Monday, June 29, 2009

A "Labor South" Manifesto

With this "Labor South" blog I plan to put a spotlight on some of the labor activity in the U.S. South you don't read about elsewhere, always keeping it in context with what is going on nationally and internationally as well. This blog will also provide an historical and cultural (including music, literature, and art) perspective that takes into account the long, hard, and often bloody struggle workers have always had to wage whenever they tried to organize in this region.

What are my credentials for doing this? I am a veteran journalist who has written about working class people since I began my career in the mid-1970s. I worked for newspapers in North Carolina and Mississippi and I covered Congress and the South as a reporter before coming to the University of Mississippi to teach (and still practice) journalism. I am a textile worker's son who grew up in North Carolina and worked in tobacco fields and textile plants as a young man. My German mother made sure I always saw things in a broader context than my immediate surroundings, and in both of the two books I've published I try to show how the story of the South is part of a larger story vitally connected to, not separate from, the world.
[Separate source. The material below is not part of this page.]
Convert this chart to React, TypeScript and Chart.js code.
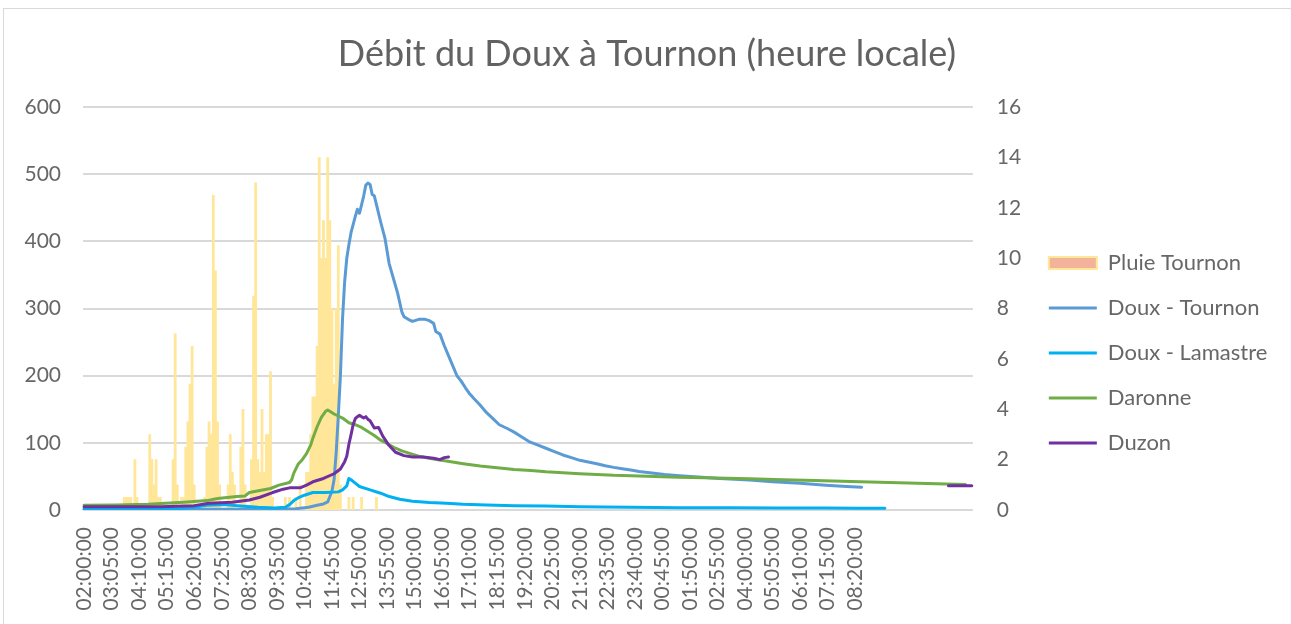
import { useEffect, useRef } from 'react';
import { Chart, registerables } from 'chart.js';

Chart.register(...registerables);

const TITLE = 'Débit du Doux à Tournon (heure locale)';

// Category axis: one category every 5 minutes, starting at 02:00:00
const START_MINUTES = 120;
const STEP_MINUTES = 5;
const CATEGORY_COUNT = 420;
const TIMESTAMPED_COUNT = 370; // rows carrying a time stamp
const TICK_EVERY = 13; // a label every 65 minutes

// Rain at Tournon (mm per 5 min), [category index, value] — right axis
const pluieTournon: [number, number][] = [
  [19, 0.5], [20, 0.5], [21, 0.5], [22, 0.5], [24, 2], [25, 0.5],
  [31, 3], [32, 2], [33, 1], [34, 2], [35, 0.5], [36, 0.5],
  [42, 2], [43, 7], [44, 1], [46, 0.5], [47, 0.5], [48, 2.5], [49, 3.5], [50, 5], [51, 6.5], [52, 1],
  [57, 0.5], [58, 2.5], [59, 3.5], [60, 3], [61, 12.5], [62, 9.5], [63, 3.5], [64, 1],
  [68, 1], [69, 3], [70, 1.5], [71, 1],
  [74, 2.5], [75, 4], [76, 1],
  [79, 2], [80, 8.5], [81, 13], [82, 2], [83, 1.5], [84, 4], [85, 1.5], [86, 3], [87, 3], [88, 5.5], [89, 0.5],
  [95, 0.5], [97, 0.5], [100, 0.5], [102, 1],
  [105, 1.5], [106, 1.5], [107, 3], [108, 4.5], [109, 4.5], [110, 6.5], [111, 14], [112, 10], [113, 11.5],
  [114, 10], [115, 14], [116, 11.5], [117, 8], [118, 5], [119, 8], [120, 10.5], [121, 1],
  [125, 0.5], [127, 0.5], [131, 0.5], [138, 0.5],
];

// Flows (m3/s), [category index, value] — left axis
const douxTournon: [number, number][] = [
  [0, 1], [30, 1], [60, 1], [90, 1], [100, 2], [106, 4], [110, 7], [113, 9], [115, 12], [117, 28], [118, 45],
  [119, 85], [120, 140], [121, 200], [122, 285], [123, 340], [124, 375], [125, 395], [126, 413], [128, 437],
  [129, 448], [130, 442], [131, 455], [132, 468], [133, 484], [134, 487], [135, 485], [136, 470], [137, 468],
  [138, 455], [140, 429], [142, 405], [144, 367], [146, 345], [148, 323], [150, 295], [151, 288], [153, 284],
  [155, 281], [158, 284], [161, 284], [163, 282], [165, 278], [166, 266], [168, 262], [170, 245], [172, 230],
  [174, 215], [176, 200], [178, 192], [180, 182], [182, 173], [184, 166], [187, 156], [190, 145], [193, 136],
  [196, 127], [200, 121], [203, 116], [207, 108], [210, 102], [214, 97], [218, 92], [222, 87], [226, 82],
  [230, 78], [234, 74], [238, 71.5], [242, 69], [246, 66], [250, 63.5], [254, 61.5], [258, 59.5], [262, 57.5],
  [266, 56], [270, 54.5], [274, 53], [281, 51], [290, 49], [300, 47], [314, 44.5], [325, 42], [338, 39.7],
  [350, 37], [360, 35], [367, 34],
];

const douxLamastre: [number, number][] = [
  [0, 1], [30, 1], [45, 2], [52, 4], [58, 7], [66, 8], [74, 6], [82, 4], [90, 3], [95, 4], [97, 8], [99, 14],
  [101, 18], [104, 22], [108, 26], [114, 26], [120, 27], [122, 30], [124, 36], [125, 47], [126, 45], [128, 40],
  [130, 35], [135, 30], [140, 25], [144, 20], [149, 16], [155, 13], [163, 11], [171, 10], [179, 8.5],
  [190, 7.5], [203, 6.5], [218, 5.8], [234, 5], [258, 4.2], [281, 3.5], [305, 3.2], [328, 3], [350, 2.8],
  [365, 2.6], [378, 2.5],
];

const daronne: [number, number][] = [
  [0, 7], [15, 7.5], [30, 8.5], [47, 11.5], [58, 14], [63, 17], [72, 20], [76, 21], [78, 26], [83, 29],
  [88, 32], [92, 37], [97, 41], [98, 45], [99, 55], [101, 68], [103, 75], [105, 84], [107, 97], [108, 107],
  [110, 124], [112, 138], [114, 147], [115, 149], [116, 147], [118, 143], [120, 140], [122, 137], [125, 130],
  [128, 127], [131, 123], [134, 117], [137, 111], [140, 104], [143, 99], [147, 92], [150, 88], [154, 84],
  [158, 80], [163, 77], [167, 75], [171, 73], [179, 69], [187, 65.5], [195, 63], [203, 60.5], [211, 59],
  [218, 57], [226, 55.5], [234, 54], [242, 53], [250, 51.6], [258, 51], [266, 50.1], [273, 49.5], [281, 48.7],
  [298, 47.5], [314, 46.5], [330, 45], [345, 44], [362, 42.5], [380, 41], [398, 39.5], [416, 38],
];

const duzon: [number, number][] = [
  [0, 5], [36, 5], [52, 6.5], [59, 10], [70, 11.5], [78, 15], [83, 19], [89, 26], [94, 31], [97, 33],
  [102, 33], [105, 37], [108, 42], [113, 47], [118, 54], [121, 61], [123, 72], [124, 80], [125, 98],
  [126, 112], [127, 127], [128, 136], [129, 139], [130, 141], [131, 139], [132, 137], [133, 139], [134, 135],
  [135, 133], [137, 122], [139, 123], [141, 110], [144, 96], [147, 86], [151, 81], [155, 79], [160, 79],
  [165, 77], [168, 75], [170, 78], [172, 79],
];

// Duzon resumes at the very end of the record
const duzonEnd: [number, number][] = [
  [408, 36], [419, 36],
];

const COLORS = {
  pluie: '#ffe699',
  pluieLegendFill: '#f3b39b',
  tournon: '#5b9bd5',
  lamastre: '#00b0f0',
  daronne: '#70ad47',
  duzon: '#7030a0',
  title: '#626262',
  text: '#676767',
  grid: '#d9d9d9',
};

function timeLabel(i: number): string {
  if (i >= TIMESTAMPED_COUNT) return '';
  const m = START_MINUTES + i * STEP_MINUTES;
  const hh = Math.floor(m / 60) % 24;
  const mm = m % 60;
  return `${String(hh).padStart(2, '0')}:${String(mm).padStart(2, '0')}:00`;
}

function toSeries(pairs: [number, number][]): (number | null)[] {
  const arr: (number | null)[] = new Array(CATEGORY_COUNT).fill(null);
  for (const [i, v] of pairs) arr[i] = v;
  return arr;
}

// Let the legend text run past its (capped) box, and centre the title on the framed area
const layoutTweaks = {
  id: 'layoutTweaks',
  afterLayout(chart: any) {
    const lg = chart.legend;
    if (lg) {
      lg.right = chart.width;
      lg.width = lg.right - lg.left;
    }
    const t = chart.titleBlock;
    if (t) {
      t.left = 3;
      t.right = chart.width;
      t.width = t.right - t.left;
    }
  },
};

export default function App() {
  const ref = useRef<HTMLCanvasElement>(null);

  useEffect(() => {
    document.body.style.overflow = 'hidden';
    const labels = Array.from({ length: CATEGORY_COUNT }, (_, i) => timeLabel(i));

    const line = (label: string, color: string, pairs: [number, number][], order: number, extra: any = {}) => ({
      type: 'line' as const,
      label,
      data: toSeries(pairs),
      borderColor: color,
      backgroundColor: color,
      borderWidth: 3,
      pointRadius: 0,
      pointHoverRadius: 0,
      spanGaps: true,
      tension: 0,
      borderJoinStyle: 'round' as const,
      borderCapStyle: 'round' as const,
      yAxisID: 'y',
      order,
      ...extra,
    });

    const datasets: any[] = [
      {
        type: 'bar',
        label: 'Pluie Tournon',
        data: toSeries(pluieTournon),
        backgroundColor: COLORS.pluie,
        borderWidth: 0,
        barPercentage: 1,
        categoryPercentage: 1,
        yAxisID: 'y1',
        order: 10,
      },
      line('Doux - Tournon', COLORS.tournon, douxTournon, 5),
      line('Doux - Lamastre', COLORS.lamastre, douxLamastre, 4),
      line('Daronne', COLORS.daronne, daronne, 3),
      line('Duzon', COLORS.duzon, duzon, 2),
      line('Duzon', COLORS.duzon, duzonEnd, 2, { hideInLegend: true }),
    ];

    const tickFont = { family: 'Lato', size: 21 };

    const chart = new Chart(ref.current!, {
      type: 'bar',
      data: { labels, datasets },
      plugins: [layoutTweaks],
      options: {
        responsive: false,
        animation: false,
        events: [],
        layout: { padding: { left: 0, right: 60, top: 0, bottom: 0 } },
        plugins: {
          tooltip: { enabled: false },
          title: {
            display: true,
            text: TITLE,
            color: COLORS.title,
            font: { family: 'Lato', size: 36, weight: 'normal' },
            padding: { top: 33, bottom: 31 },
          },
          legend: {
            position: 'right',
            align: 'start',
            title: { display: true, text: '', font: { size: 10 }, padding: { top: 217, bottom: 0 } },
            labels: {
              usePointStyle: true,
              pointStyleWidth: 48,
              boxHeight: 12,
              padding: 23,
              color: COLORS.text,
              font: { family: 'Lato', size: 22 },
              generateLabels: (c: any) =>
                c.data.datasets
                  .map((ds: any, i: number) => {
                    const isBar = ds.type === 'bar';
                    return {
                      text: ds.label,
                      datasetIndex: i,
                      hidden: false,
                      pointStyle: isBar ? 'rect' : 'line',
                      fillStyle: isBar ? COLORS.pluieLegendFill : ds.borderColor,
                      strokeStyle: isBar ? COLORS.pluie : ds.borderColor,
                      lineWidth: isBar ? 2 : 3,
                      fontColor: COLORS.text,
                      _hide: !!ds.hideInLegend,
                    };
                  })
                  .filter((it: any) => !it._hide),
            },
          },
        },
        scales: {
          x: {
            grid: { display: false, drawTicks: false },
            border: { display: false },
            ticks: {
              autoSkip: false,
              maxRotation: 90,
              minRotation: 90,
              padding: 17,
              color: COLORS.text,
              font: tickFont,
              callback: function (this: any, value: any, index: number) {
                return index % TICK_EVERY === 0 ? this.getLabelForValue(value) : '';
              },
            },
            afterFit: (s: any) => {
              s.height = 114;
            },
          },
          y: {
            position: 'left',
            min: 0,
            max: 600,
            ticks: { stepSize: 100, padding: 22, color: COLORS.text, font: tickFont },
            grid: { color: COLORS.grid, lineWidth: 2, drawTicks: false },
            border: { display: false },
            afterFit: (s: any) => {
              s.width = 83;
            },
          },
          y1: {
            position: 'right',
            min: 0,
            max: 16,
            ticks: { stepSize: 2, padding: 24, color: COLORS.text, font: tickFont },
            grid: { display: false, drawTicks: false },
            border: { display: false },
            afterFit: (s: any) => {
              s.width = 53;
            },
          },
        },
      } as any,
    });

    return () => chart.destroy();
  }, []);

  return (
    <div style={{ position: 'absolute', left: 0, top: 0, width: 1291, height: 624, background: '#ffffff', overflow: 'hidden' }}>
      <div
        style={{
          position: 'absolute',
          left: 3,
          top: 8,
          right: 0,
          bottom: 0,
          borderTop: '1px solid #d9d9d9',
          borderLeft: '1px solid #d9d9d9',
        }}
      />
      <canvas
        ref={ref}
        width={1291}
        height={624}
        style={{ position: 'absolute', left: 0, top: 0, width: 1291, height: 624 }}
      />
    </div>
  );
}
My most recent book, "Covering for the Bosses: Labor and the Southern Press" (University Press of Mississippi, July 2008), looks at the labor movement in the South both today and yesterday and assesses the powerful alliance of business, political, and media interests that have kept the South the nation's least unionized region. I traveled from the Carolinas to Louisiana to gather information for chapters that probe the Charleston, S.C., longshoremen's strike in 2000, the collapse of the textile industry, Wal-Mart, Latino immigration, "Detroit South", the Sunbelt South, and labor's role in the civil rights movement. The book, which includes a foreword by noted author and activist Stanley Aronowitz, also looks back to the sharecroppers' and textile workers' strikes in the 1930s and to the region's unsung labor heroes. I continue this work in the columns and articles I write (often with the byline Joe Atkins) for Mississippi's largest newspapers and other publications.

Legendary labor leader Sidney Hillman once called the Southern labor movement a "venture into unplowed fields." Yet the nation's labor movement will never reach its true potential without a harvest of those fertile fields.

A lot is happening down here that never has and never will get covered in the nation's mainstream media. It's a void too big for this little blog, but maybe this is a start.

Friday, June 26, 2009

UE uses international solidarity to fight anti-union law in North Carolina

Labor unions in this country are developing the global strategies they're going to need to fight for worker rights in a global economy. That became clear to me during one of the best panels I attended at the recent "Class Matters" conference of the Working Class Studies Association in Pittsburgh.

Let's look at the fight against North Carolina General Statute 95-98, a relic of the old segregationist, anti-union 1950s that saw late rabid right-winger and later U.S. Senator Jesse Helms first step onto the public stage, A right-to-work state with traditionally the lowest rate of unionization in the country--and my native state, by the way--North Carolina with this law effectively denied state and local government workers the right to collective bargaining that Franklin Roosevelt guaranteed other workers during the Great Depression. Virginia is the only other state with such a law.

Workers in North Carolina, particularly black and other minority workers,have protested this statute for years. Among the groups waging war against it is the United Electrical, Radio and Machine Workers of America, better known as UE, a legendary "rank-and-file" union that has been fighting for working people since the 1930s.

During the panel titled "Labor Strategies in a Globalized Economy" at the Pittsburgh conference, Robin Alexander of the UE told how her union and other activist groups are using international law to discredit NC General Statute 95-98. "The state is acting illegally," she said. The UE joined with unions in Mexico, Quebec, and Japan to show some international solidarity with sanitation workers and groups in North Carolina like the Black Workers For Justice in the fight against the statute. The fact that these international unions come from countries that trade with North Carolina has been an important factor in getting state pols' attention. Formal complaints have been filed with the governor, and legislation has been proposed for repeal of the statute. "We have built an amazing coalition," Alexander said.

Here's wishing them success. As you may recall, UE Local 1110 won a big victory last December after a six-day, 1930s-style sit-in and occupation of the Republic Windows and Doors factory in Chicago. An agreement by Republic, its lenders, and the union promised eight weeks' pay, vacation pay, and extended health care benefits to workers who had protested a sudden shutdown of the plant with only three days' notice.

By the way, if you'd like to know more about UE's interesting history, check out "Them and Us: Struggles of a Rank-and-File Union" by early UE leader James J. Matles and writer James Higgins. Loving the title, I picked up the book at the Townsend Booksellers book store in Pittsburgh. It's a great account of UE's role in the nascent CIO and its battle with the staid old leaders of the AFL as well as with corporate bosses.

Wednesday, June 24, 2009

Labor South is on the rise!

This is my first entry on my new blog "Labor South", and I'm looking forward to making it a part of the labor media scene down here, and to reading your input.